• [The task]
Print every entry word for word, but omit the pictures.

[Charts and diagrams as code]
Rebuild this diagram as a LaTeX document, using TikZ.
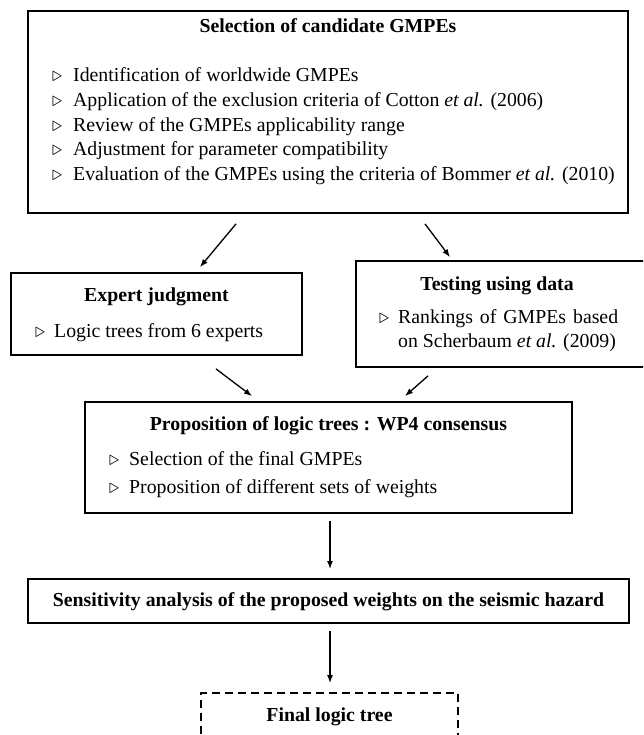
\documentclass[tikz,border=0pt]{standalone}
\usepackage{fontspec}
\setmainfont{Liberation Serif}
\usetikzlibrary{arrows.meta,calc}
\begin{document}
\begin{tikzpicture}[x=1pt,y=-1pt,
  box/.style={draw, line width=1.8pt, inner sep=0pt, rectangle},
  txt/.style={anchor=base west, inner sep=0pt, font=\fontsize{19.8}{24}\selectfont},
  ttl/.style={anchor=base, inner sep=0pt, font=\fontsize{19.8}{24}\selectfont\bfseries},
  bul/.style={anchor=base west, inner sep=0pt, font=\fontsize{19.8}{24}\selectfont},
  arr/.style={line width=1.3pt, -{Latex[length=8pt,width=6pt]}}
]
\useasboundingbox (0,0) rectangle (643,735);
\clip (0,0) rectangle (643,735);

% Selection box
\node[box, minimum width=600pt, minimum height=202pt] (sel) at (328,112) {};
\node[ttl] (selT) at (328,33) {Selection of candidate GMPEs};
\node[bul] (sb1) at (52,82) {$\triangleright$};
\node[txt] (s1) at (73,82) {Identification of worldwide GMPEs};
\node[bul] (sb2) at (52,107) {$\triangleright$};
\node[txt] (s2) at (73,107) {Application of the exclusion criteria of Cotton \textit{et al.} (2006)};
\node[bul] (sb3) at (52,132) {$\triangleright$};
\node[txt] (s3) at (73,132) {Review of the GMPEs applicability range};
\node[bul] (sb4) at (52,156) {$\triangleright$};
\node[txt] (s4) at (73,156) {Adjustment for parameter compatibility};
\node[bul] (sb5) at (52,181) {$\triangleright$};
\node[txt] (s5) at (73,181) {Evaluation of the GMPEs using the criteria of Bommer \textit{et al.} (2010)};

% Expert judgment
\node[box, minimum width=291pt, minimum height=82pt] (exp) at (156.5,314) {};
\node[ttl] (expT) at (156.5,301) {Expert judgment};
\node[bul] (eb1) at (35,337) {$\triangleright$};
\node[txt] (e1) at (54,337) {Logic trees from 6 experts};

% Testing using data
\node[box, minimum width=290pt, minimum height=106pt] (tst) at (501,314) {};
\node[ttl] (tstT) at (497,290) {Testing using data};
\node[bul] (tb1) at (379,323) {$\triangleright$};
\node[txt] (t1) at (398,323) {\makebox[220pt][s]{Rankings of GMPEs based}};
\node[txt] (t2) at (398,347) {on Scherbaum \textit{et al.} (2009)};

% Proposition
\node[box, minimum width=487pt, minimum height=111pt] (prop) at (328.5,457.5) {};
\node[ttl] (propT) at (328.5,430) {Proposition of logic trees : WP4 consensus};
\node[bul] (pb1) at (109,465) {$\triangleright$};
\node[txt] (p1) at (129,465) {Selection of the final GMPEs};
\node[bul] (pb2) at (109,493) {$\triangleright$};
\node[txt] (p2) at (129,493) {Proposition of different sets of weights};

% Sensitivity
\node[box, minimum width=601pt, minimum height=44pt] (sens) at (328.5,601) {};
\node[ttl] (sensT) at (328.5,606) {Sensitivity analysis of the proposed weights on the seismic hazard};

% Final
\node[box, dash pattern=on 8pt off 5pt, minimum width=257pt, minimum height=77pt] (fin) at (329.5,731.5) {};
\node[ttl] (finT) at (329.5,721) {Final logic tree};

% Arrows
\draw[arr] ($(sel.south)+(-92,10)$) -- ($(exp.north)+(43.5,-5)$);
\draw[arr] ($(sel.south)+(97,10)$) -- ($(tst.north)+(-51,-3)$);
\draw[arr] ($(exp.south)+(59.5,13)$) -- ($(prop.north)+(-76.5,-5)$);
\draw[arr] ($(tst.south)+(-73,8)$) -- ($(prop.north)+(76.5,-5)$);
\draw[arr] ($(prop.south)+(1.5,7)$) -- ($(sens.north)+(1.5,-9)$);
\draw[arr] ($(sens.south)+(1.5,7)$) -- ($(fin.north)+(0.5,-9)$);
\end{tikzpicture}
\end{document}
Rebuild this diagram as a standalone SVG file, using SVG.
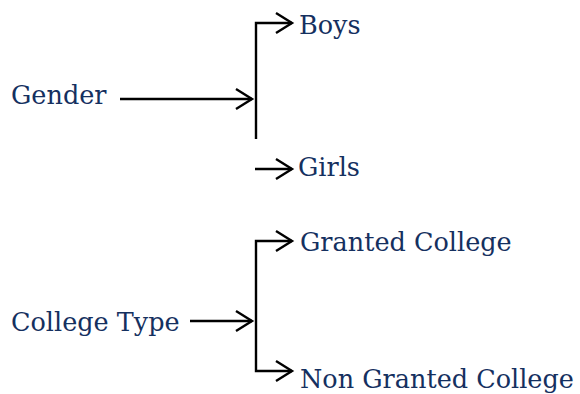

• [Result for this exercise]
Rebuild this diagram as a LaTeX document, using TikZ.
\documentclass[tikz,border=0pt]{standalone}
\usepackage{fontspec}
\setmainfont{Liberation Serif}
\usetikzlibrary{arrows.meta,calc}
\begin{document}
\begin{tikzpicture}[x=1pt,y=-1pt,
  box/.style={draw, line width=1.8pt, inner sep=0pt, rectangle},
  txt/.style={anchor=base west, inner sep=0pt, font=\fontsize{19.8}{24}\selectfont},
  ttl/.style={anchor=base, inner sep=0pt, font=\fontsize{19.8}{24}\selectfont\bfseries},
  bul/.style={anchor=base west, inner sep=0pt, font=\fontsize{19.8}{24}\selectfont},
  arr/.style={line width=1.3pt, -{Latex[length=8pt,width=6pt]}}
]
\useasboundingbox (0,0) rectangle (643,735);
\clip (0,0) rectangle (643,735);

% Selection box
\node[box, minimum width=600pt, minimum height=202pt] (sel) at (328,112) {};
\node[ttl] (selT) at (328,33) {Selection of candidate GMPEs};
\node[bul] (sb1) at (52,82) {$\triangleright$};
\node[txt] (s1) at (73,82) {Identification of worldwide GMPEs};
\node[bul] (sb2) at (52,107) {$\triangleright$};
\node[txt] (s2) at (73,107) {Application of the exclusion criteria of Cotton \textit{et al.} (2006)};
\node[bul] (sb3) at (52,132) {$\triangleright$};
\node[txt] (s3) at (73,132) {Review of the GMPEs applicability range};
\node[bul] (sb4) at (52,156) {$\triangleright$};
\node[txt] (s4) at (73,156) {Adjustment for parameter compatibility};
\node[bul] (sb5) at (52,181) {$\triangleright$};
\node[txt] (s5) at (73,181) {Evaluation of the GMPEs using the criteria of Bommer \textit{et al.} (2010)};

% Expert judgment
\node[box, minimum width=291pt, minimum height=82pt] (exp) at (156.5,314) {};
\node[ttl] (expT) at (156.5,301) {Expert judgment};
\node[bul] (eb1) at (35,337) {$\triangleright$};
\node[txt] (e1) at (54,337) {Logic trees from 6 experts};

% Testing using data
\node[box, minimum width=290pt, minimum height=106pt] (tst) at (501,314) {};
\node[ttl] (tstT) at (497,290) {Testing using data};
\node[bul] (tb1) at (379,323) {$\triangleright$};
\node[txt] (t1) at (398,323) {\makebox[220pt][s]{Rankings of GMPEs based}};
\node[txt] (t2) at (398,347) {on Scherbaum \textit{et al.} (2009)};

% Proposition
\node[box, minimum width=487pt, minimum height=111pt] (prop) at (328.5,457.5) {};
\node[ttl] (propT) at (328.5,430) {Proposition of logic trees : WP4 consensus};
\node[bul] (pb1) at (109,465) {$\triangleright$};
\node[txt] (p1) at (129,465) {Selection of the final GMPEs};
\node[bul] (pb2) at (109,493) {$\triangleright$};
\node[txt] (p2) at (129,493) {Proposition of different sets of weights};

% Sensitivity
\node[box, minimum width=601pt, minimum height=44pt] (sens) at (328.5,601) {};
\node[ttl] (sensT) at (328.5,606) {Sensitivity analysis of the proposed weights on the seismic hazard};

% Final
\node[box, dash pattern=on 8pt off 5pt, minimum width=257pt, minimum height=77pt] (fin) at (329.5,731.5) {};
\node[ttl] (finT) at (329.5,721) {Final logic tree};

% Arrows
\draw[arr] ($(sel.south)+(-92,10)$) -- ($(exp.north)+(43.5,-5)$);
\draw[arr] ($(sel.south)+(97,10)$) -- ($(tst.north)+(-51,-3)$);
\draw[arr] ($(exp.south)+(59.5,13)$) -- ($(prop.north)+(-76.5,-5)$);
\draw[arr] ($(tst.south)+(-73,8)$) -- ($(prop.north)+(76.5,-5)$);
\draw[arr] ($(prop.south)+(1.5,7)$) -- ($(sens.north)+(1.5,-9)$);
\draw[arr] ($(sens.south)+(1.5,7)$) -- ($(fin.north)+(0.5,-9)$);
\end{tikzpicture}
\end{document}
Rebuild this diagram as a standalone SVG file, using SVG.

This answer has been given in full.